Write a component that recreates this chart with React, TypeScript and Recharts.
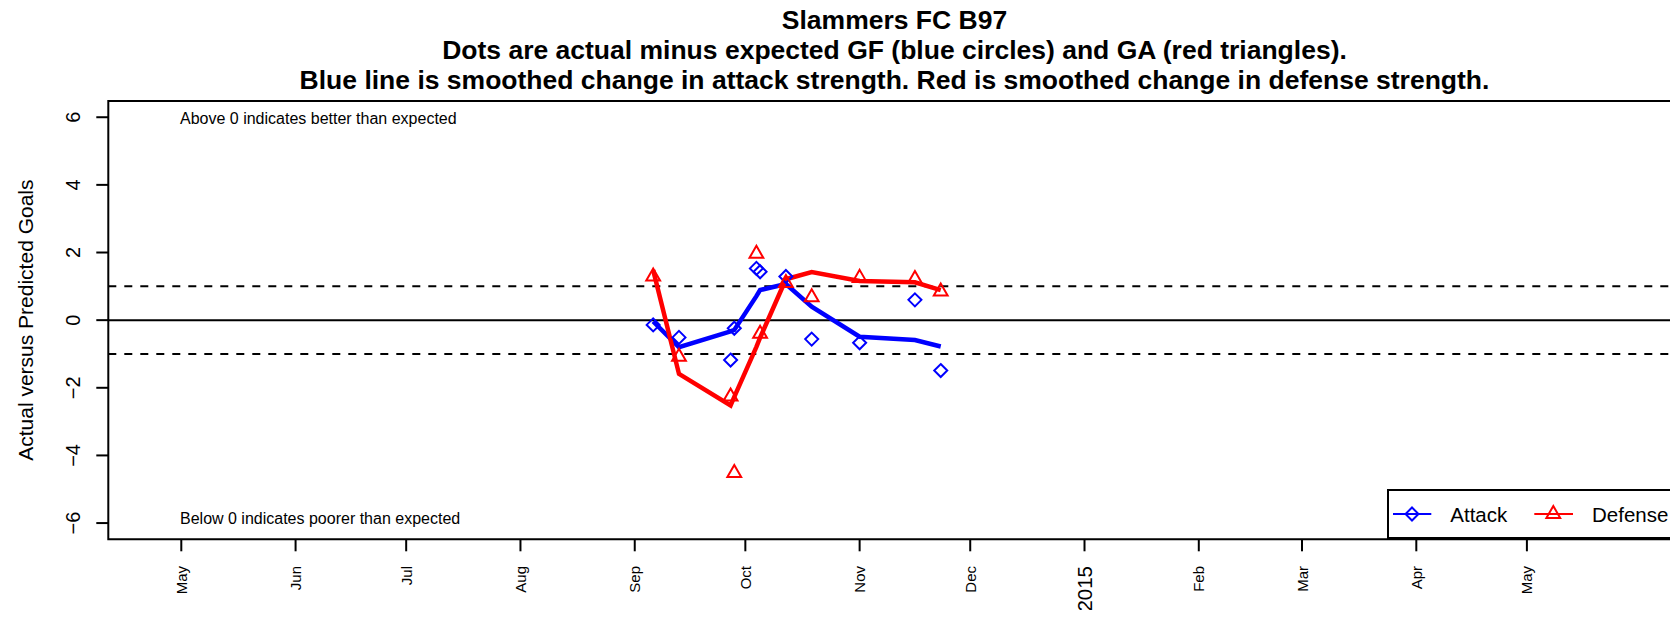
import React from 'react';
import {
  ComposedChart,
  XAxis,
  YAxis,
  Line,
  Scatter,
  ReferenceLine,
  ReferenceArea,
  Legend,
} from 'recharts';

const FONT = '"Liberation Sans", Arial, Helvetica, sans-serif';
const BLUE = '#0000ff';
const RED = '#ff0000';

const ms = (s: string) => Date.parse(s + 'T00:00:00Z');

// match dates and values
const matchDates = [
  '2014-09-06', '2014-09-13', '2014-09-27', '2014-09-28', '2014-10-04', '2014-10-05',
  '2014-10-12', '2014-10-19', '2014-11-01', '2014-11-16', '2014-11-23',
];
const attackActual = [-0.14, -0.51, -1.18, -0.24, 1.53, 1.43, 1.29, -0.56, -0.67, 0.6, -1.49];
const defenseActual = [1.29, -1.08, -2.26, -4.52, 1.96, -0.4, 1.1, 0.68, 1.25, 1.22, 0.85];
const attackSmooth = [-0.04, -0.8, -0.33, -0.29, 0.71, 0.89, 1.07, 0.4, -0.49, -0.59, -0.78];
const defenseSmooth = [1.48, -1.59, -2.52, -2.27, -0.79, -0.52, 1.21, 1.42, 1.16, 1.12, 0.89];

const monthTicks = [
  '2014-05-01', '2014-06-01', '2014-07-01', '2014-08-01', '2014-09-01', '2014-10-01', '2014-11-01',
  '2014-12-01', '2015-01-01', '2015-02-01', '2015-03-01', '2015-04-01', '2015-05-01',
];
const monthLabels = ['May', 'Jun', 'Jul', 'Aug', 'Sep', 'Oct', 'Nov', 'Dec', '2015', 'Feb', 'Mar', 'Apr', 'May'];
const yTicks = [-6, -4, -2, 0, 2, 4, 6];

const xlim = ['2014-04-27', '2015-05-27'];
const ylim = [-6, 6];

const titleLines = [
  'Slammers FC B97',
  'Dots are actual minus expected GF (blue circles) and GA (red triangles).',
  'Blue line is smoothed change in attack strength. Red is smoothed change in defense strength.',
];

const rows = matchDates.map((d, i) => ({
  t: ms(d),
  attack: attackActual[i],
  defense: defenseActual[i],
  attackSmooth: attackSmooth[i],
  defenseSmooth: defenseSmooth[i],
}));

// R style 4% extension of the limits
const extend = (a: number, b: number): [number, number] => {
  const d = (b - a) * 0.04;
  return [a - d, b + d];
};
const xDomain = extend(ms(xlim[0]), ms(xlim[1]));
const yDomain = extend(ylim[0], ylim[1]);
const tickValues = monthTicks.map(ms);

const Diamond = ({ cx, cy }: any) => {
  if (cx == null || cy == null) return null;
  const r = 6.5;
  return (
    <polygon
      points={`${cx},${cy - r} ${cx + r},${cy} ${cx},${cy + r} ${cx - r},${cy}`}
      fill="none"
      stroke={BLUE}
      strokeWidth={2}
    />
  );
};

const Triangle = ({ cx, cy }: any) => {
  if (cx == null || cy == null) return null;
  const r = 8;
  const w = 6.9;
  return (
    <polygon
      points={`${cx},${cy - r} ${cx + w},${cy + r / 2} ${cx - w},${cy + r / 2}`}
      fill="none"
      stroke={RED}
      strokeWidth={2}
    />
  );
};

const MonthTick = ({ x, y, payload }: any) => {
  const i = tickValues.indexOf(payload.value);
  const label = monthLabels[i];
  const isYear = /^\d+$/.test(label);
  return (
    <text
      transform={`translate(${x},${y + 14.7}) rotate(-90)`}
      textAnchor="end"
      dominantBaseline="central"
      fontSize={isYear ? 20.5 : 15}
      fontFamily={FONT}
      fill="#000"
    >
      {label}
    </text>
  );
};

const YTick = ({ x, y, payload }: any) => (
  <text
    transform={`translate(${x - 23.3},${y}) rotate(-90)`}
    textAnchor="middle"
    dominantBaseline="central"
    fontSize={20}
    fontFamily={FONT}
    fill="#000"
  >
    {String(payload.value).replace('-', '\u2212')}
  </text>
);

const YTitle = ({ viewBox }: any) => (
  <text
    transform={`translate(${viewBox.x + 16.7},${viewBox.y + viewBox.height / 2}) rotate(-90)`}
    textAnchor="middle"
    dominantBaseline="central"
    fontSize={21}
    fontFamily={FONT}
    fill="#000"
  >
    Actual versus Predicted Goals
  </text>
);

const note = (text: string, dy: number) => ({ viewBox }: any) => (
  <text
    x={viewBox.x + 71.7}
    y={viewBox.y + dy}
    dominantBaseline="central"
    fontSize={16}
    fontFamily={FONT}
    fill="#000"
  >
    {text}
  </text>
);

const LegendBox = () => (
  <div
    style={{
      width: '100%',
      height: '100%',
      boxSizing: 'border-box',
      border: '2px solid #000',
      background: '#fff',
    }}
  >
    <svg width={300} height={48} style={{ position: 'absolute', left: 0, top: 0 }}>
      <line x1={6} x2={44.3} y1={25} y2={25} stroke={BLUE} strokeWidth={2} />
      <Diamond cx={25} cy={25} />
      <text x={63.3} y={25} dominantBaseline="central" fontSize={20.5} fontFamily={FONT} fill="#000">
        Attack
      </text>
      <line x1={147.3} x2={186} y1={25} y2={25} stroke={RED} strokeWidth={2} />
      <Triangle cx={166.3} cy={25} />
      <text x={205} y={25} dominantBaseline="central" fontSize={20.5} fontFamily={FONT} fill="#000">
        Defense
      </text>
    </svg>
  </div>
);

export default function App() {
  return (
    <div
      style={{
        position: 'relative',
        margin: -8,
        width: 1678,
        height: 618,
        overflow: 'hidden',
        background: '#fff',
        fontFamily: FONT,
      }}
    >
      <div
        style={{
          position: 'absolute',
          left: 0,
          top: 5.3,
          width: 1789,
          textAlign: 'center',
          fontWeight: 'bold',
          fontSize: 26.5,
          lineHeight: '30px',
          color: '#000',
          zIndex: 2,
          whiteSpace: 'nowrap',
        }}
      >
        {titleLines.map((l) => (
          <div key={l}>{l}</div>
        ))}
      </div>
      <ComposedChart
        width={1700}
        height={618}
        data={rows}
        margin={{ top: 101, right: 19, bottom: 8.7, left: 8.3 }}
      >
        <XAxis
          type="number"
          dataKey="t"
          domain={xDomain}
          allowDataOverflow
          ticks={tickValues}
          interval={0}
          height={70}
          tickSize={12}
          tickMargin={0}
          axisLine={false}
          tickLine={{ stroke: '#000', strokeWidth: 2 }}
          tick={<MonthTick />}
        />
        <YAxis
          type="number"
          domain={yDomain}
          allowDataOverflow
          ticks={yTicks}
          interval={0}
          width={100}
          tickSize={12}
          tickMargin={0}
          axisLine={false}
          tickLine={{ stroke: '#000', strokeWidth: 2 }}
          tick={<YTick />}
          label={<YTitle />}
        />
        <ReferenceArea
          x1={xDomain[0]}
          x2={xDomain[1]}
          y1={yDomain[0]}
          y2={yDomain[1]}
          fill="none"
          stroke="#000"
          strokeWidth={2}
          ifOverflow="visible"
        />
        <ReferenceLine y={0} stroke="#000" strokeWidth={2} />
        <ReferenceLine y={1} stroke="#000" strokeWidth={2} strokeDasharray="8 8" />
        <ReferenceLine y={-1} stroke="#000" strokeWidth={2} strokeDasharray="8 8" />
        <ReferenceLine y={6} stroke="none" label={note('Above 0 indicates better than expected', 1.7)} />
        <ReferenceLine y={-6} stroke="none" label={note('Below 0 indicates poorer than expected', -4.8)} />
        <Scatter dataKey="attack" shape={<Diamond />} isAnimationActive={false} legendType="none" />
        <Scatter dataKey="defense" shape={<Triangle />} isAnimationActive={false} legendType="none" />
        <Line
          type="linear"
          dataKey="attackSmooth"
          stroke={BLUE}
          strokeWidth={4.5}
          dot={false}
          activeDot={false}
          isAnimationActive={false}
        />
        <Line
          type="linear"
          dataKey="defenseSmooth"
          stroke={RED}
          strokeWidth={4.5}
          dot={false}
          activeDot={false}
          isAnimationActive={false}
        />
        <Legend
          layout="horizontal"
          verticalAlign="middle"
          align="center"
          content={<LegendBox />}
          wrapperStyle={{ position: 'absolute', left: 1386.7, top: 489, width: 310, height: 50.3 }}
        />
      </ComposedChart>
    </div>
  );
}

AIM:
Only the lines from the top of the data through the line with "const ms = (s: string)" should be quoted, exactly and with both ends kept; skip the pictures.

OUTPUT OF THE EXERCISE:
Write a component that recreates this chart with React, TypeScript and Recharts.
import React from 'react';
import {
  ComposedChart,
  XAxis,
  YAxis,
  Line,
  Scatter,
  ReferenceLine,
  ReferenceArea,
  Legend,
} from 'recharts';

const FONT = '"Liberation Sans", Arial, Helvetica, sans-serif';
const BLUE = '#0000ff';
const RED = '#ff0000';

const ms = (s: string) => Date.parse(s + 'T00:00:00Z');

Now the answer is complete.